I lucked out. HaShem gave me an opportunity to do a mitzvah. He placed the lost object right before me. He even made it relatively painless for me to locate the owner.

Opportunities for mitzvos come our way every day; we just have to pick up upon them.

We can all use an extra mitzvah before Rosh HaShanah. Mitzvos where we can help a fellow Jew in any one of a myriad of ways. Let’s all try to see the world of mitzvos that are right before us.

The mitzvah of hashavas aveidah is mentioned twice in the Torah. In Parshas Mishpatim, we are instructed to return a lost ox or a wandering donkey to “oyivcha – your enemy”. (Shemos 23:4). And, in Parshas Ki Seitzei, the Torah commands us to return lost property to “ochicho – your brother”.

Why the change of terminology from oyivcha to ochicho – from enemy to brother? One of the Torah commentators explains that herein lies an important life lesson. Unfortunately, we all come across people whom we view as “the enemy”. People with whom we disagree, people we have difficulty getting along with, people whom we consider to be difficult. Even then, the Torah teaches us, we must make a concerted effort to help them, to return their lost possessions. In the process, with HaShem’s help, we become achim – brothers. Doing favors, showing kindness to one another, brings people closer together.

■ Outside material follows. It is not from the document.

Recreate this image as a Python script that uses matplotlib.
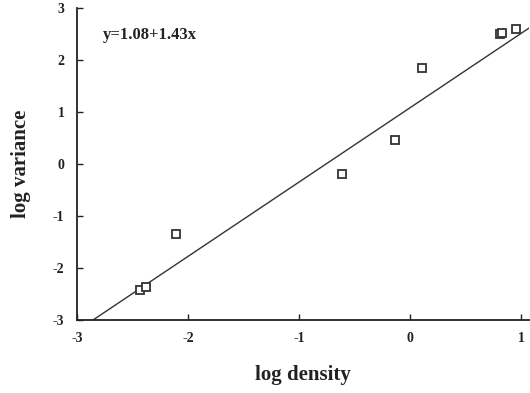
import numpy as np
import matplotlib
matplotlib.use("Agg")
import matplotlib.pyplot as plt

# values
log_density = [-2.43, -2.38, -2.11, -0.61, -0.14, 0.11, 0.81, 0.83, 0.955]
log_variance = [-2.42, -2.37, -1.35, -0.19, 0.46, 1.85, 2.50, 2.52, 2.60]
intercept = 1.08
slope = 1.43
x_ticks = [-3, -2, -1, 0, 1]
y_ticks = [-3, -2, -1, 0, 1, 2, 3]

plt.rcParams['font.family'] = ['Liberation Serif', 'DejaVu Serif']
plt.rcParams['font.weight'] = 'bold'
plt.rcParams['axes.unicode_minus'] = False

fig = plt.figure(figsize=(5.3, 3.93), dpi=100)
ax = fig.add_axes([0.145, 0.186, 0.853, 0.794])

xs = np.array([-3, 1.07])
ax.plot(xs, intercept + slope * xs, color="#333333", linewidth=1.0)
ax.plot(log_density, log_variance, linestyle="none", marker="s", markersize=6.3,
        markerfacecolor="white", markeredgecolor="#333333", markeredgewidth=1.3)

ax.set_xlim(-3, 1.07)
ax.set_ylim(-3, 3)
ax.set_xticks(x_ticks)
ax.set_yticks(y_ticks)
ax.tick_params(direction="in", length=4, width=1, labelsize=10, colors="#222222")
ax.tick_params(axis="x", pad=9)
ax.tick_params(axis="y", pad=9)
for lab in ax.get_xticklabels() + ax.get_yticklabels():
    lab.set_fontweight("bold")
ax.spines["top"].set_visible(False)
ax.spines["right"].set_visible(False)
ax.spines["left"].set_linewidth(1.3)
ax.spines["bottom"].set_linewidth(1.3)
ax.spines["left"].set_color("#222222")
ax.spines["bottom"].set_color("#222222")

ax.set_xlabel("log density", fontsize=15, fontweight="bold", labelpad=14, color="#222222")
ax.set_ylabel("log variance", fontsize=15, fontweight="bold", labelpad=16, color="#222222")
ax.text(-2.77, 2.48, "y=1.08+1.43x", fontsize=12, fontweight="bold", va="center", color="#222222")

fig.savefig("out.png", dpi=100)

Acheinu kol beis Yisroel. We are all brothers. When we are there for each other, we truly all become one.

The parshah opens with the words “Ki seitzei la’milchamah al oyivecha, when you go out to war against your enemies.” Each of the parshiyos we customarily read in Chodesh Elul is there to give us a preparatory message as we approach Rosh HaShanah. “When you out to war….” Each of us has an inner enemy, the yetzer harah, that inner voice that tells us “”It’s hard. I can’t. It’s not for me. I can’t be bothered. It’s not my problem, not my worry. Let someone else take care of it. I don’t have the time, the energy, the ability.” It’s a war against that niggling voice we all hear from time to time, a voice that we have to fight.

HaShem gives us the opportunities. Like the jacket that was laying on the sidewalk, we just have to pick up on our messages.

The Or HaChaim gives us a beautiful insight into the mitzvah of hashavas aveidah. “Hosheiv teshiveim – you shall surely return them”. “Them”, says the Or HaChaim, can also be referring to our lost brothers and sisters. “V’im lo korov ochicha eilecha – When your brother is not near you”, meaning a fellow Jew who may be lost, distanced, or wandering without purpose or mission, we are commanded “v’asaftoh el toch beisecha -- “you shall gather them into your house”, to bring them in and help them find HaShem.

My mother, the Rebbetzin would tell of a father who had twelve sons. Each one of the sons had “issues”, save one. Either they were ill, experienced life challenges, or just lost contact with the father. The one seemingly problem-free son would come often visit his father, telling him not to worry about his brothers. “I’m here. Have nachas from me.”

But the father had no peace, and no rest, as long as any one of his children was in pain. Little does the one son coming and saying “have nachas from me” comfort the father, who loves all of his children.

It’s Chodesh Elul. HaShem is our Father. It’s not enough to say to HaShem, “Look at me. I’m doing well. I’m keeping Torah and mitzvos”. HaShem cannot rest as long as even one child is wandering, is in pain, is distanced from his Father.

None of us is the “ideal” child. Each of us is lacking. Surely, we must begin by bringing ourselves “home” – closer to HaShem. But we must not ignore the many who are searching for spirituality and are unaware of the rich heritage of our people. It is our responsibility to open our hearts, to bring them “home” to HaShem, to Torah and to mitzvos.